* [What the task asks] Copy all lines below exactly as written. Leave pictures out.
** BEGIN Data **
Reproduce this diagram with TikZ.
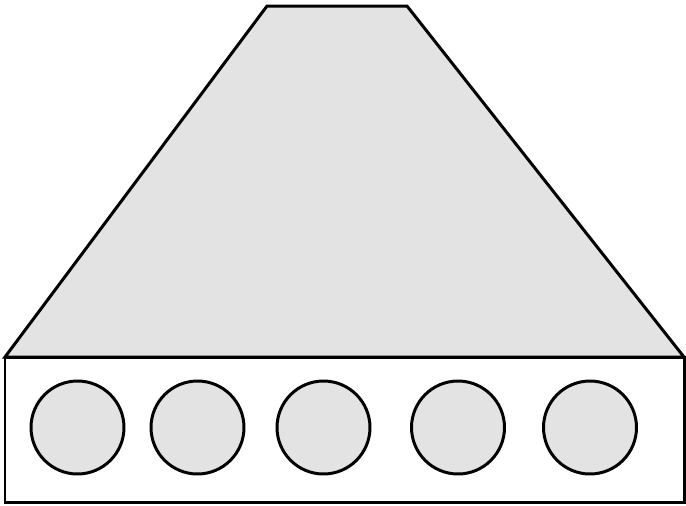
\documentclass[tikz,border=0pt]{standalone}
\usepackage{xcolor}
\usepackage{tikz}
\usetikzlibrary{positioning}
\definecolor{shadegray}{HTML}{E3E3E3}
\tikzset{
  outline/.style={line width=1.7pt,draw=black,line join=miter},
  hood/.style={outline,fill=shadegray},
  base/.style={outline,fill=white},
  hole/.style={circle,outline,fill=shadegray,minimum size=1.86cm,inner sep=0pt}
}

\begin{document}
\begin{tikzpicture}[x=0.02cm,y=-0.02cm]
  \useasboundingbox (0,0) rectangle (686,505);
  \coordinate (tl) at (267,6);
  \coordinate (tr) at (407,6);
  \coordinate (bl) at (5,357);
  \coordinate (br) at (684,357);
  \coordinate (fl) at (5,502);
  \coordinate (fr) at (684,502);
  \draw[hood] (bl) -- (tl) -- (tr) -- (br) -- cycle;
  \draw[base] (bl) rectangle (fr);
  \node[hole] (h1) at (77.5,427.5) {};
  \node[hole] (h2) at (197.5,427.5) {};
  \node[hole] (h3) at (323.5,427.5) {};
  \node[hole] (h4) at (458,427.5) {};
  \node[hole] (h5) at (590,427.5) {};
\end{tikzpicture}
\end{document}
** END Data **
* [Worked solution]
Reproduce this diagram with TikZ.
\documentclass[tikz,border=0pt]{standalone}
\usepackage{xcolor}
\usepackage{tikz}
\usetikzlibrary{positioning}
\definecolor{shadegray}{HTML}{E3E3E3}
\tikzset{
  outline/.style={line width=1.7pt,draw=black,line join=miter},
  hood/.style={outline,fill=shadegray},
  base/.style={outline,fill=white},
  hole/.style={circle,outline,fill=shadegray,minimum size=1.86cm,inner sep=0pt}
}

\begin{document}
\begin{tikzpicture}[x=0.02cm,y=-0.02cm]
  \useasboundingbox (0,0) rectangle (686,505);
  \coordinate (tl) at (267,6);
  \coordinate (tr) at (407,6);
  \coordinate (bl) at (5,357);
  \coordinate (br) at (684,357);
  \coordinate (fl) at (5,502);
  \coordinate (fr) at (684,502);
  \draw[hood] (bl) -- (tl) -- (tr) -- (br) -- cycle;
  \draw[base] (bl) rectangle (fr);
  \node[hole] (h1) at (77.5,427.5) {};
  \node[hole] (h2) at (197.5,427.5) {};
  \node[hole] (h3) at (323.5,427.5) {};
  \node[hole] (h4) at (458,427.5) {};
  \node[hole] (h5) at (590,427.5) {};
\end{tikzpicture}
\end{document}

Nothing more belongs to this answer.